The "Thanksgiving Test": Designing a Hood Canal Retreat for 2 People... and 20.
“The house is a machine for living in.” — Le Corbusier
“Yes, but it must also be a machine for feeling.” — Me (apologies to Corbusier)
I’ve been thinking a lot about the "accordion" lately. Not the instrument, but the concept of expansion and contraction.
Most clients come to me with a conflict of visions. On one hand, they want a sanctuary; imagine a quiet place in Seabeck or Hood Canal to escape the noise of Bellevue, drink wine by the fire, and read a book in total silence.
On the other hand, they want a Legacy. They want the "Thanksgiving House"—the place where the kids, the grandkids, and the dogs all crash for the holidays.
The Problem of the Empty Hotel The danger of building for Thanksgiving is that for the other 360 days of the year, you are living in a house designed for 20 people.
I’ve toured these homes. You walk into a living room with 18-foot ceilings and three sofas, and if you are just one couple, it doesn't feel luxurious. It feels cavernous. You feel small. It’s the "Empty Hotel" syndrome. Conversely, if you design a cozy cabin for two, Thanksgiving becomes a claustrophobic nightmare of air mattresses in the hallway.
THE ACCORDION HOUSE
The solution isn't to build bigger. It's to build smarter zones that breathe.
In architecture, we talk about "Compression and Expansion." Frank Lloyd Wright was a master of this—lowering the ceiling in an entryway (compression) so that when you walked into the living room (expansion), the space felt explosive and grand.
We can apply this same logic to occupancy.
The "Away Room"
Imagine solving the "Grandkids vs. Reading" conflict not with walls, but with acoustics. Picture an "Away Room" - a smaller, acoustically separated snug off the main great room.
When it’s just the couple, this is the TV room or library. It’s cozy. It holds heat. It feels like a hug. When the family arrives, the sliding panels open up, and it becomes the "Kids' Zone" or the "Whisky Room," visually connected to the party but acoustically dampened so grandpa can actually hear the conversation at dinner.
The Mud Hall (The Decontamination Zone)
If you are building on the water, you aren't just managing people; you are managing the elements.
City architects design "Foyers." Rural architects design "Decontamination Zones." Real luxury in the Pacific Northwest isn't a marble floor; it’s a Mud Hall with a heated slate floor where wet dogs, sandy boots, and oyster buckets can be sprayed down before they ever touch the walnut floors of the living room. It’s the airlock between the wild outdoors and the civilized interior.
A HOUSE THAT BREATHES
I often think back to the St.
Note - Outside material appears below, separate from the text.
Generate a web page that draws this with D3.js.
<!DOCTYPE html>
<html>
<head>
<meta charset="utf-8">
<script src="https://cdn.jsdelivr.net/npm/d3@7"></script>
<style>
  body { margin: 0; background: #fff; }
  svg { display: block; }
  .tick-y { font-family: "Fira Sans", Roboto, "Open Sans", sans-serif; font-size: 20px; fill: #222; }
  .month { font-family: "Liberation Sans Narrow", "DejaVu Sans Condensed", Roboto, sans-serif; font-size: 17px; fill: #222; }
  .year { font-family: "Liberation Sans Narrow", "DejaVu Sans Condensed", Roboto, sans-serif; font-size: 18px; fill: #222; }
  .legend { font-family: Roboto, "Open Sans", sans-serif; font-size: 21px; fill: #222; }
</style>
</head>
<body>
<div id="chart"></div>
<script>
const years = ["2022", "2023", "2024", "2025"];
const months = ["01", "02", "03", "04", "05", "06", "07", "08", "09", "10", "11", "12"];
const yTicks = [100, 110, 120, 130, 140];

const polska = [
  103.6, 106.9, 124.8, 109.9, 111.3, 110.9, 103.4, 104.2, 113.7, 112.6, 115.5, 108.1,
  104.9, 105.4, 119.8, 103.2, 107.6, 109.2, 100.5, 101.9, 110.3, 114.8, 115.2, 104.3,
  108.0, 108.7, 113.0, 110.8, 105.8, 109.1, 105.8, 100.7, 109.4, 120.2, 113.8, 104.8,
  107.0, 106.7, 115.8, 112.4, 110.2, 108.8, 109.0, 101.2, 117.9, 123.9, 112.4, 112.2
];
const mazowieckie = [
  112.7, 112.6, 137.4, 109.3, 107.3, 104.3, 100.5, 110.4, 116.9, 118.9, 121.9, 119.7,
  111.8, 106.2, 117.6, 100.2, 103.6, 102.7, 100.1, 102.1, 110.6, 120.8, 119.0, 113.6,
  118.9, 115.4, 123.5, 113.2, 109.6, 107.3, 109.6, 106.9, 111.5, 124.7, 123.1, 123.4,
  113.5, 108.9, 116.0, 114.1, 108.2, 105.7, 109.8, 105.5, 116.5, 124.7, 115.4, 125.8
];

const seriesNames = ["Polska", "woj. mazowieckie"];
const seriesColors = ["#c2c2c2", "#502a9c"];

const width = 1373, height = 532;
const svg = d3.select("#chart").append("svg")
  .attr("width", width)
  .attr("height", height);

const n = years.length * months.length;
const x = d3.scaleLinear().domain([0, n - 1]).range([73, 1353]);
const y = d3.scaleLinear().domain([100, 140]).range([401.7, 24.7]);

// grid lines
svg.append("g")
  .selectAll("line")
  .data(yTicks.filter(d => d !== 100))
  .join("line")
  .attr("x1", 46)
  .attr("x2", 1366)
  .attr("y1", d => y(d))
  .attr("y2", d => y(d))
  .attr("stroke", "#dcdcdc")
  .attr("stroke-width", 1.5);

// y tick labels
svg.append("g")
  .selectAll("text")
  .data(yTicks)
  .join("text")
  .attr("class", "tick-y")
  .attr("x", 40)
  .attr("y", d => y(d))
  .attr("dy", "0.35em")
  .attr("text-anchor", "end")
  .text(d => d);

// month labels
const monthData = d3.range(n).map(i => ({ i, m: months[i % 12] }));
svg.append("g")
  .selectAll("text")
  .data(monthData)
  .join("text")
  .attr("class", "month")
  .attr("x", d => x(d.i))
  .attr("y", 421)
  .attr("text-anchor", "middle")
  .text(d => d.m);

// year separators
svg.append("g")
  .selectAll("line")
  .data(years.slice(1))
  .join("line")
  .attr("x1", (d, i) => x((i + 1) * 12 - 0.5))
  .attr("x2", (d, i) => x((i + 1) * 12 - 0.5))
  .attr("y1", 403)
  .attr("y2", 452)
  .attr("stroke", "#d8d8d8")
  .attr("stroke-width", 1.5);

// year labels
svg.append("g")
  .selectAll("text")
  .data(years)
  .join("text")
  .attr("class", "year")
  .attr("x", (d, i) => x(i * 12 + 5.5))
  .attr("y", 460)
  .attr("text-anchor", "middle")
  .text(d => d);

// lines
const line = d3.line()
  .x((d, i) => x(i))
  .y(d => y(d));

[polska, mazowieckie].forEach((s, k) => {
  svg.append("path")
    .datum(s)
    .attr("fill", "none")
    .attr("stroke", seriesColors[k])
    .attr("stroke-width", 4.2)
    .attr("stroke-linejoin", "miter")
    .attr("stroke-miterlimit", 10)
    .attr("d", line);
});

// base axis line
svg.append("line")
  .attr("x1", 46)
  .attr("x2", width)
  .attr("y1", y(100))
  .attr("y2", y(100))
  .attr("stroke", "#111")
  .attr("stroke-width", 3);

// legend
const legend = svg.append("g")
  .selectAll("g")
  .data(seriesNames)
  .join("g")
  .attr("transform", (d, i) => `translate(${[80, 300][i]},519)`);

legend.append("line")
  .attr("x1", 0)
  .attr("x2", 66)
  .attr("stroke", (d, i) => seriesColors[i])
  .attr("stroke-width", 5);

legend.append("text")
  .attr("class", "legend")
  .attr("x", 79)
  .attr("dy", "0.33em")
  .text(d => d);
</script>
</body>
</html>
Ignatius Chapel in Seattle: how it feels cozy for one student praying in a corner, yet grand enough for a full Sunday service. It adapts to the human spirit, not the other way around.
Your retreat should do the same. It should wrap around you when you are alone, and open its arms when the family arrives.
Thinking about your own legacy project? Don't start drawing floor plans yet. Start by defining how you want to live in both the quiet moments and the loud ones.